Sex pheromone production is likely a common feature of green algae, although only studied in detail in a few model organisms. Volvox is a genus of chlorophytes. Different species form spherical colonies of up to 50,000 cells. One well-studied species, Volvox carteri (2,000 – 6,000 cells) occupies temporary pools of water that tend to dry out in the heat of late summer. As their environment dries out, asexual V. carteri quickly die. However, they are able to escape death by switching, shortly before drying is complete, to the sexual phase of their life cycle that leads to production of dormant desiccation-resistant zygotes. Sexual development is initiated by a glycoprotein pheromone (Hallmann et al., 1998). This pheromone is one of the most potent known biological effector molecules. It can trigger sexual development at concentrations as low as 10^{−16}M. Kirk and Kirk showed that sex-inducing pheromone production can be triggered experimentally in somatic cells by heat shock. Thus heat shock may be a condition that ordinarily triggers sex-inducing pheromone in nature.

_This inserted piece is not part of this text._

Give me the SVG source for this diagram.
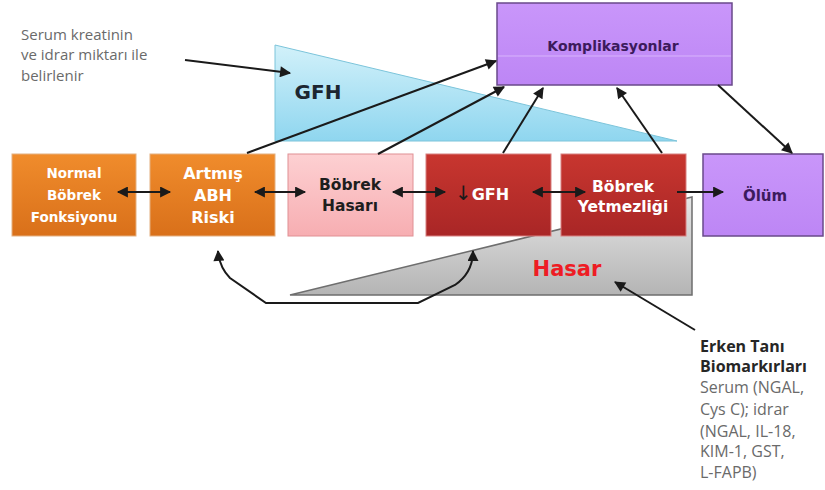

The Closterium peracerosum-strigosum-littorale (C. psl) complex is a unicellular, isogamous charophycean alga group that is the closest unicellular relative to land plants. Heterothallic strains of different mating type can conjugate to form zygospores. Sex pheromones termed protoplast-release inducing proteins (glycopolypeptides) produced by mating-type (-) and mating-type (+) cells facilitate this process.

==Physiology==
The green algae, including the characean algae, have served as model experimental organisms to understand the mechanisms of the ionic and water permeability of membranes, osmoregulation, turgor regulation, salt tolerance, cytoplasmic streaming, and the generation of action potentials.